Essentially, it's important to make sure every touchpoint meets accessibility best practices. At Yext, we're investing in our products and services to support accessibility — and we're here to guide brands on how to put best practices into action.

How Yext is preparing to support accessibility

We believe accessibility should be built into digital experiences — not tacked on at the end. That's why we've invested in three key areas to help our clients meet their goals:

1. Building internal accessibility expertise: We've rolled out specialized accessibility training across our Product and Services teams – including access to IAAP certification. This is helping us embed accessibility thinking into everything we design, build, and maintain.

2. Third-party accessibility assessments: We're partnering with an external vendor to perform VPAT assessments (Voluntary Product Accessibility Templates) on our core software. These reviews — focused on areas like Knowledge Graph, Listings, and Pages. These assessments help benchmark progress toward WCAG 2.2 compliance.

3. Ongoing monitoring and remediation: Accessibility isn't a one-time effort. We're introducing internal processes to monitor accessibility issues and prioritize fixes during the development cycle — not just after launch.

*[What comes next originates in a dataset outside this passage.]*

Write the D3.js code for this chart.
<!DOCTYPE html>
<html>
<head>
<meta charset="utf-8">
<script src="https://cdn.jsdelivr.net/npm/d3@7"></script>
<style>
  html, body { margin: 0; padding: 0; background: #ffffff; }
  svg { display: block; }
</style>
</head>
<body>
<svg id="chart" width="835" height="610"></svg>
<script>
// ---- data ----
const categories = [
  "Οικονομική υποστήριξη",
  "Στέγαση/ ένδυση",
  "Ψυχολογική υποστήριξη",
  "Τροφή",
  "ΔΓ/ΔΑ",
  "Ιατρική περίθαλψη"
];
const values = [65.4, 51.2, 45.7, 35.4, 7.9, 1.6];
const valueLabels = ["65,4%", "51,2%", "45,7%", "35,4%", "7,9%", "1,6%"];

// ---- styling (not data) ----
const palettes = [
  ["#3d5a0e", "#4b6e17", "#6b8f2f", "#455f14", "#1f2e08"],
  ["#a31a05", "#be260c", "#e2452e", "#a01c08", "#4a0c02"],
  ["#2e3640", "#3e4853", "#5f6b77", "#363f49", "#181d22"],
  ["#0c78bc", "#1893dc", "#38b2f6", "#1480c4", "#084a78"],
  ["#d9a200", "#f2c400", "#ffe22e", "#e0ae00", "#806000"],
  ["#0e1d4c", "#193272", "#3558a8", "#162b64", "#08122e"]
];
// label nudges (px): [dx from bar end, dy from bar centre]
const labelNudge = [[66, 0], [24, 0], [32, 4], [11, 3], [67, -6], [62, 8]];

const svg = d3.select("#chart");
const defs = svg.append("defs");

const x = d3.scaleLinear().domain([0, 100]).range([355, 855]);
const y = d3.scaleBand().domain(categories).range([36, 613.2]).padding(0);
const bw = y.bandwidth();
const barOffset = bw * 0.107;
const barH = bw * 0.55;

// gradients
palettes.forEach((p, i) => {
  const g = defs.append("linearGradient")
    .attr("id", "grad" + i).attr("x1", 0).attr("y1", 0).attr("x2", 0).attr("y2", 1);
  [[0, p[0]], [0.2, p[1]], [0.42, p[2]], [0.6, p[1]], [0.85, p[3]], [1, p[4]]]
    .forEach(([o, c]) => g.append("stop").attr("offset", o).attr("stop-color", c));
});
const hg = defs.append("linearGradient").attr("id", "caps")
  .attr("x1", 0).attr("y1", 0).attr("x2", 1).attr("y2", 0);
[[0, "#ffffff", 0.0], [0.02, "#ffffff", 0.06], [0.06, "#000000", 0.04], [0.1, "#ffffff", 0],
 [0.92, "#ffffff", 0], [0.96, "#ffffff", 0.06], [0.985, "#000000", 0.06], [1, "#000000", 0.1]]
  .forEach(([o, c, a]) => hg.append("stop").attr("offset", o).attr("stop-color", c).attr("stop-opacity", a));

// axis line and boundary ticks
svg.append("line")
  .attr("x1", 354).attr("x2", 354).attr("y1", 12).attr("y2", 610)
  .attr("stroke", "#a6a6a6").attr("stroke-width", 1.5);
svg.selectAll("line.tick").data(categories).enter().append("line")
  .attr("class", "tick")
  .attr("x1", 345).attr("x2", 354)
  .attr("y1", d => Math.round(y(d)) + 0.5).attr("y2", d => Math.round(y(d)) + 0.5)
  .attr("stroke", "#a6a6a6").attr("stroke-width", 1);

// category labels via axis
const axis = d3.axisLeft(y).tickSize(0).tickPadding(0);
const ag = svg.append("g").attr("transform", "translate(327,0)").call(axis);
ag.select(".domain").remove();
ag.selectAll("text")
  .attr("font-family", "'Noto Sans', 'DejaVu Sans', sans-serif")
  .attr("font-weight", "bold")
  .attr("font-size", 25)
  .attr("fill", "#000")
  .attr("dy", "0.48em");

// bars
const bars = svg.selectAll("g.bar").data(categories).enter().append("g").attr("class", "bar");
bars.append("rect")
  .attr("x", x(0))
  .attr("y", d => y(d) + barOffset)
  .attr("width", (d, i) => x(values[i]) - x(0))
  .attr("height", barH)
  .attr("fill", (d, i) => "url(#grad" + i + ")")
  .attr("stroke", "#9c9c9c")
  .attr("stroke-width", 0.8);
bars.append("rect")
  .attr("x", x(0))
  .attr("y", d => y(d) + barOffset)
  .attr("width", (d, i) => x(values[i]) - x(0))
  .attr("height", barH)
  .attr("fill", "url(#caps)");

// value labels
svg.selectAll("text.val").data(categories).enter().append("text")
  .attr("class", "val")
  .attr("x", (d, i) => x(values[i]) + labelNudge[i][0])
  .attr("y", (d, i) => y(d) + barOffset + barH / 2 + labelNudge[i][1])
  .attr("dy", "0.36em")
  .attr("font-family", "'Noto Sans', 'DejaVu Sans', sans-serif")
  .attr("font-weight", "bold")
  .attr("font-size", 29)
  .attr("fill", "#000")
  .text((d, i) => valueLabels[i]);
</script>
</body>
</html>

What multi-location brands should do now

If you're a multi-location brand serving customers in the EU, now is the time to get ahead of this regulation. Here's where to start:

1. Audit your digital experiences: Start with your customer-facing websites and apps. Use automated tools (i.e. Wave and accessibilityinsights.io) to flag common technical issues – but follow up with a deeper, manual review to catch things automated tests will not catch. We'll also perform a number of targeted manual tests covering key areas, and we'll share those outputs as part of our ongoing support.

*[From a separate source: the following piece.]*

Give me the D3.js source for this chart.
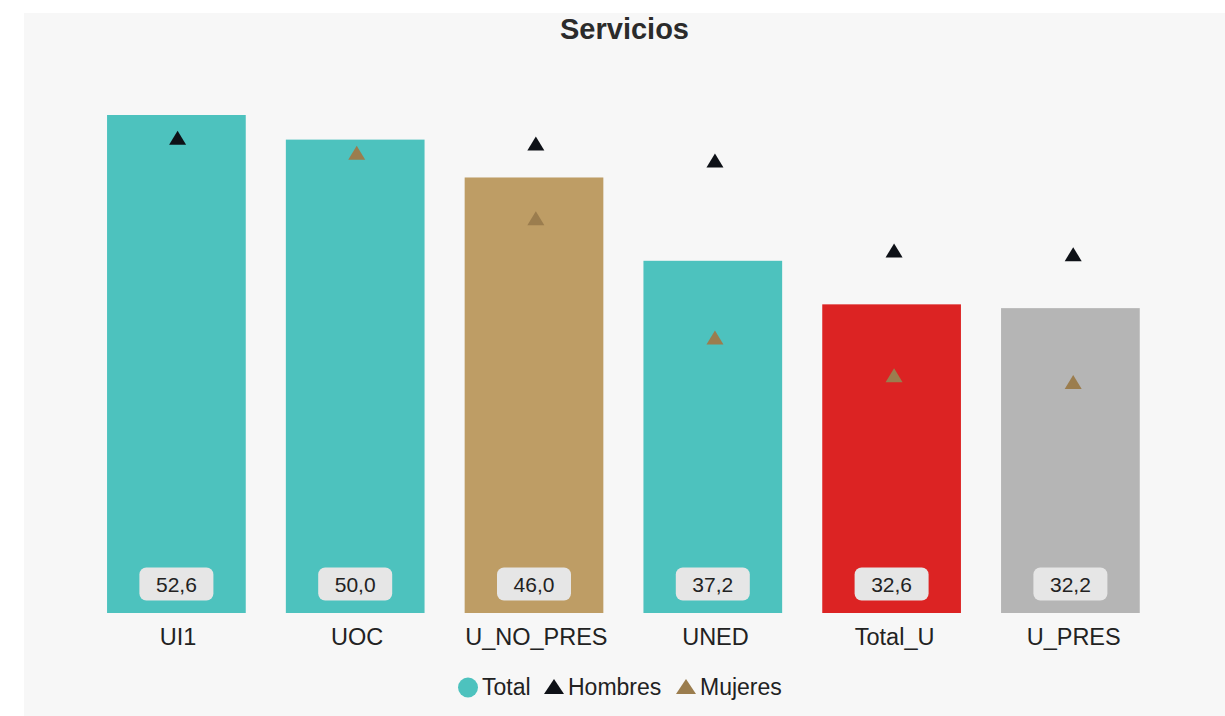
<!DOCTYPE html>
<html>
<head>
<meta charset="utf-8">
<script src="https://cdn.jsdelivr.net/npm/d3@7"></script>
<style>
html,body{margin:0;padding:0;background:#fff;}
svg{display:block;font-family:"Liberation Sans",Arial,sans-serif;}
</style>
</head>
<body>
<svg id="chart" width="1225" height="716"></svg>
<script>
const categories = ["UI1", "UOC", "U_NO_PRES", "UNED", "Total_U", "U_PRES"];
const totalValues = [52.6, 50.0, 46.0, 37.2, 32.6, 32.2];
const hombresValues = [50.2, null, 49.6, 47.8, 38.3, 37.9];
const mujeresValues = [null, 48.6, 41.7, 29.1, 25.1, 24.4];
const barColors = ["#4dc2be", "#4dc2be", "#be9d65", "#4dc2be", "#dc2323", "#b5b5b5"];
const legendLabels = ["Total", "Hombres", "Mujeres"];
const title = "Servicios";

const svg = d3.select("#chart");
const W = 1225, H = 716;

svg.append("rect").attr("x", 24).attr("y", 13).attr("width", W - 24).attr("height", H - 13).attr("fill", "#f7f7f7");

svg.append("text").attr("x", 624.5).attr("y", 38.5).attr("text-anchor", "middle")
  .attr("font-size", 29).attr("font-weight", "bold").attr("fill", "#2b2b2b").text(title);

const x = d3.scaleBand().domain(categories).range([87.0, 1159.8]).paddingInner(0.2243).paddingOuter(0.11215);
const xp = d3.scalePoint().domain(categories).range([177.6, 1073.2]);
const y = d3.scaleLinear().domain([0, 55]).range([613, 613 - 55 * 9.4677]);

const g = svg.append("g");
g.selectAll("rect.bar").data(categories).join("rect").attr("class", "bar")
  .attr("x", d => x(d)).attr("width", x.bandwidth())
  .attr("y", (d, i) => y(totalValues[i])).attr("height", (d, i) => y(0) - y(totalValues[i]))
  .attr("fill", (d, i) => barColors[i]);

// value labels
const lab = g.selectAll("g.lab").data(categories).join("g").attr("class", "lab")
  .attr("transform", d => `translate(${x(d) + x.bandwidth() / 2},${y(0) - 29})`);
lab.append("rect").attr("x", -37).attr("y", -16.5).attr("width", 74).attr("height", 33).attr("rx", 7).attr("fill", "#e6e6e6");
lab.append("text").attr("text-anchor", "middle").attr("y", 7.5).attr("font-size", 21).attr("fill", "#222")
  .text((d, i) => d3.format(".1f")(totalValues[i]).replace(".", ","));

// x axis labels
const xAxis = d3.axisBottom(xp).tickSize(0).tickPadding(0);
const ax = svg.append("g").attr("transform", `translate(0,${y(0)})`).call(xAxis);
ax.select(".domain").remove();
ax.selectAll("text").attr("font-size", 23.5).attr("fill", "#222").attr("font-family", "Liberation Sans, Arial, sans-serif")
  .attr("dy", 0).attr("y", 32);

function tri(w, h) { return `M0,${-h / 2}L${w / 2},${h / 2}L${-w / 2},${h / 2}Z`; }

const hIdx = categories.map((d, i) => i).filter(i => hombresValues[i] != null);
const mIdx = categories.map((d, i) => i).filter(i => mujeresValues[i] != null);
g.selectAll("path.h").data(hIdx).join("path").attr("class", "h")
  .attr("d", tri(17, 14)).attr("fill", "#0e1117")
  .attr("transform", i => `translate(${xp(categories[i])},${y(hombresValues[i])})`);
g.selectAll("path.m").data(mIdx).join("path").attr("class", "m")
  .attr("d", tri(17, 14)).attr("fill", "#9b7d4e")
  .attr("transform", i => `translate(${xp(categories[i])},${y(mujeresValues[i])})`);

// legend
const leg = svg.append("g").attr("font-size", 23).attr("fill", "#222");
const items = [
  {label: legendLabels[0], shape: "circle", color: "#4dc2be", x: 458},
  {label: legendLabels[1], shape: "tri", color: "#0e1117", x: 544},
  {label: legendLabels[2], shape: "tri", color: "#9b7d4e", x: 676}
];
items.forEach(it => {
  if (it.shape === "circle") {
    leg.append("circle").attr("cx", it.x + 10).attr("cy", 687.5).attr("r", 10).attr("fill", it.color);
  } else {
    leg.append("path").attr("d", tri(20, 15)).attr("fill", it.color).attr("transform", `translate(${it.x + 10},686.5)`);
  }
  leg.append("text").attr("x", it.x + 24).attr("y", 695).attr("fill", "#222").text(it.label);
});
</script>
</body>
</html>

2. Align your team around accessibility: Accessibility isn't just a dev issue. Loop in brand, design, marketing, and legal to facilitate alignment across the board.

3. Build accessibility into your roadmap: Know that fixing gaps takes time. Prioritize updates, assign ownership, and make accessibility part of your roadmap. "Accessibility" isn't a box to check; it should be a part of the future of all of your offerings.

4. Rethink quick fixes: Accessibility overlay widgets often promise easy fixes — but many fail to meet EAA standards. They can also increase page load times, which may negatively impact SEO. Instead, choose long-term solutions that integrate accessibility into your site design and content.

5. Bring your providers into the process: If Yext powers part of your digital presence, talk to us early. We'll help you assess what's in scope and how to move forward — together.

Accessibility is everyone’s responsibility — and every brand’s opportunity

The EAA marks a turning point — not just in compliance, but in what customers expect from digital experiences.

By building accessible experiences now, you're not only protecting your brand — you're reaching more people, with more impact. Companies that offer accessible services not only open up larger sales markets and competitive advantages. They are also well-positioned for the future.